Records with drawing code
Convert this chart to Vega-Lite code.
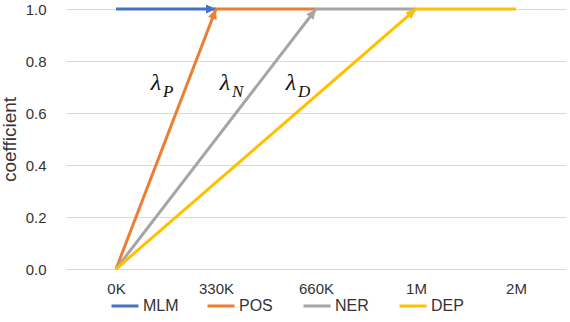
{
  "$schema": "https://vega.github.io/schema/vega-lite/v6.json",
  "width": 500,
  "height": 260,
  "autosize": {"type": "none"},
  "padding": {"left": 66, "top": 9, "right": 4, "bottom": 53},
  "background": "white",
  "config": {
    "view": {"stroke": null},
    "font": "Liberation Sans",
    "axis": {"labelFont": "Liberation Sans", "labelFontSize": 15, "labelColor": "#333333", "titleFont": "Liberation Sans", "titleColor": "#333333"},
    "legend": {"labelFont": "Liberation Sans", "labelFontSize": 16, "labelColor": "#333333"}
  },
  "datasets": {
    "lines": [
      {"series": "MLM", "step": 0, "coef": 1.0},
      {"series": "MLM", "step": 1, "coef": 1.0},
      {"series": "POS", "step": 0, "coef": 0.0},
      {"series": "POS", "step": 1, "coef": 1.0},
      {"series": "POS", "step": 2, "coef": 1.0},
      {"series": "NER", "step": 0, "coef": 0.0},
      {"series": "NER", "step": 2, "coef": 1.0},
      {"series": "NER", "step": 3, "coef": 1.0},
      {"series": "DEP", "step": 0, "coef": 0.0},
      {"series": "DEP", "step": 3, "coef": 1.0},
      {"series": "DEP", "step": 4, "coef": 1.0}
    ],
    "labels": [
      {"step": 0.40, "coef": 0.715, "sub": "P"},
      {"step": 1.09, "coef": 0.715, "sub": "N"},
      {"step": 1.75, "coef": 0.715, "sub": "D"}
    ]
  },
  "encoding": {
    "x": {"field": "step", "type": "quantitative",
      "scale": {"domain": [-0.5, 4.5], "nice": false, "zero": false},
      "axis": {"values": [0, 1, 2, 3, 4], "title": null, "grid": false, "domain": false, "ticks": false, "labelPadding": 12,
        "labelExpr": "['0K','330K','660K','1M','2M'][datum.value]"}},
    "y": {"field": "coef", "type": "quantitative",
      "scale": {"domain": [0, 1], "nice": false},
      "axis": {"values": [0, 0.2, 0.4, 0.6, 0.8, 1.0], "format": ".1f", "title": "coefficient", "titleFontSize": 19, "titleFont": "Liberation Sans", "titleFontWeight": 400, "titlePadding": 6,
        "grid": true, "gridColor": "#d9d9d9", "gridWidth": 1.2, "domain": false, "ticks": false, "labelPadding": 20}}
  },
  "layer": [
    {
      "data": {"name": "lines"},
      "mark": {"type": "line", "strokeWidth": 3},
      "encoding": {
        "color": {"field": "series", "type": "nominal",
          "scale": {"domain": ["MLM", "POS", "NER", "DEP"], "range": ["#4472C4", "#ED7D31", "#A5A5A5", "#FFC000"]},
          "legend": {"title": null, "orient": "none", "legendX": 44, "legendY": 282, "direction": "horizontal", "columns": 4,
            "gridAlign": "all", "columnPadding": 22, "symbolType": "stroke", "symbolSize": 729, "symbolStrokeWidth": 3,
            "labelOffset": 3}},
        "order": {"field": "step", "type": "quantitative"},
        "detail": {"field": "series"}
      }
    },
    {
      "data": {"name": "lines"},
      "transform": [{"filter": "datum.series == 'MLM' && datum.step == 1"}],
      "mark": {"type": "point", "shape": "M0,0L-0.9,2L0.9,2Z", "filled": true, "size": 100, "angle": 90, "color": "#4472C4", "opacity": 1}
    },
    {
      "data": {"name": "lines"},
      "transform": [{"filter": "datum.series == 'POS' && datum.step == 1"}],
      "mark": {"type": "point", "shape": "M0,0L-0.9,2L0.9,2Z", "filled": true, "size": 100, "angle": 21, "color": "#ED7D31", "opacity": 1}
    },
    {
      "data": {"name": "lines"},
      "transform": [{"filter": "datum.series == 'NER' && datum.step == 2"}],
      "mark": {"type": "point", "shape": "M0,0L-0.9,2L0.9,2Z", "filled": true, "size": 100, "angle": 37.6, "color": "#A5A5A5", "opacity": 1}
    },
    {
      "data": {"name": "lines"},
      "transform": [{"filter": "datum.series == 'DEP' && datum.step == 3"}],
      "mark": {"type": "point", "shape": "M0,0L-0.9,2L0.9,2Z", "filled": true, "size": 100, "angle": 49.1, "color": "#FFC000", "opacity": 1}
    },
    {
      "data": {"name": "labels"},
      "mark": {"type": "text", "text": "λ", "font": "Liberation Serif", "fontStyle": "italic", "fontSize": 24, "align": "center", "baseline": "middle", "color": "#111111"}
    },
    {
      "data": {"name": "labels"},
      "mark": {"type": "text", "font": "Liberation Serif", "fontStyle": "italic", "fontSize": 17, "align": "left", "baseline": "middle", "dx": 7, "dy": 9, "color": "#111111"},
      "encoding": {"text": {"field": "sub"}}
    }
  ]
}
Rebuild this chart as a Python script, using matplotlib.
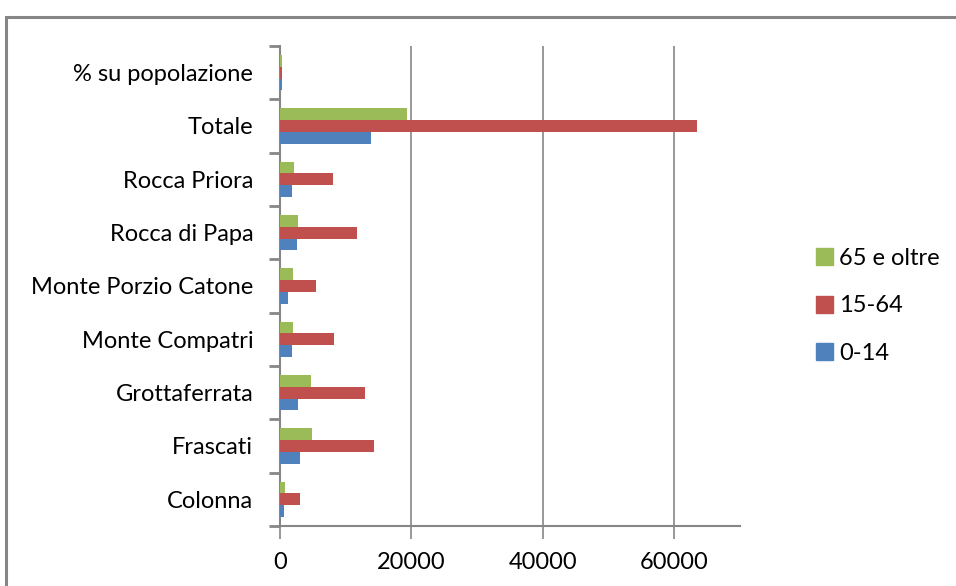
import numpy as np
import matplotlib
matplotlib.use("Agg")
import matplotlib.pyplot as plt
from matplotlib.patches import Patch, Rectangle

# dati
categorie = ["Colonna", "Frascati", "Grottaferrata", "Monte Compatri",
             "Monte Porzio Catone", "Rocca di Papa", "Rocca Priora",
             "Totale", "% su popolazione"]
eta_0_14 = [610, 3040, 2740, 1820, 1220, 2580, 1820, 13830, 300]
eta_15_64 = [3040, 14290, 12920, 8200, 5470, 11700, 8100, 63530, 300]
eta_65_oltre = [760, 4860, 4710, 1980, 1980, 2740, 2130, 19350, 300]
serie = ["0-14", "15-64", "65 e oltre"]
colori = ["#4F81BD", "#C0504D", "#9BBB59"]

plt.rcParams['font.family'] = ['Lato', 'DejaVu Sans']
grigio = "#868686"
fs = 17

fig = plt.figure(figsize=(9.56, 5.86), dpi=100)
ax = fig.add_axes([279.7 / 956, 60 / 586, (740 - 279.7) / 956, 480 / 586])

y = np.arange(len(categorie))
h = 1 / 4.5
for i, (vals, col) in enumerate(zip([eta_0_14, eta_15_64, eta_65_oltre], colori)):
    ax.barh(y + (i - 1) * h, vals, height=h, color=col, zorder=3)

ax.set_xlim(0, 70000)
ax.set_ylim(-0.5, len(categorie) - 0.5)
ax.set_xticks([0, 20000, 40000, 60000])
ax.set_yticks(y)
ax.set_yticklabels(categorie)
ax.set_yticks(np.arange(len(categorie) + 1) - 0.5, minor=True)
ax.tick_params(axis="y", which="major", length=0, pad=19, labelsize=fs)
ax.tick_params(axis="y", which="minor", length=8, width=2, color=grigio)
ax.tick_params(axis="x", length=9, width=1.2, color=grigio, pad=10, labelsize=fs)
ax.grid(axis="x", color=grigio, linewidth=1.2, zorder=0)

for s in ["top", "right"]:
    ax.spines[s].set_visible(False)
for s in ["left", "bottom"]:
    ax.spines[s].set_color(grigio)
    ax.spines[s].set_linewidth(1.5)

# legenda
handles = [Patch(color=c, label=l) for c, l in zip(colori, serie)][::-1]
fig.legend(handles=handles, loc="center left", bbox_to_anchor=(816 / 956, 1 - 306 / 586),
           frameon=False, fontsize=fs, handlelength=0.72, handleheight=0.72,
           handletextpad=0.25, labelspacing=1.12, borderpad=0, borderaxespad=0)

# cornice del grafico
fig.patches.append(Rectangle((6 / 956, -0.1), 1.2, 1.1 - 17 / 586, transform=fig.transFigure,
                             fill=False, edgecolor=grigio, linewidth=2.2))

fig.savefig("out.png", dpi=100)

WHAT THE TASK REQUIRES. In the records above, locate each line with the word "matplotlib". Copy all such lines.

OUTPUT OF THE TASK.
Rebuild this chart as a Python script, using matplotlib.
import matplotlib
matplotlib.use("Agg")
import matplotlib.pyplot as plt
from matplotlib.patches import Patch, Rectangle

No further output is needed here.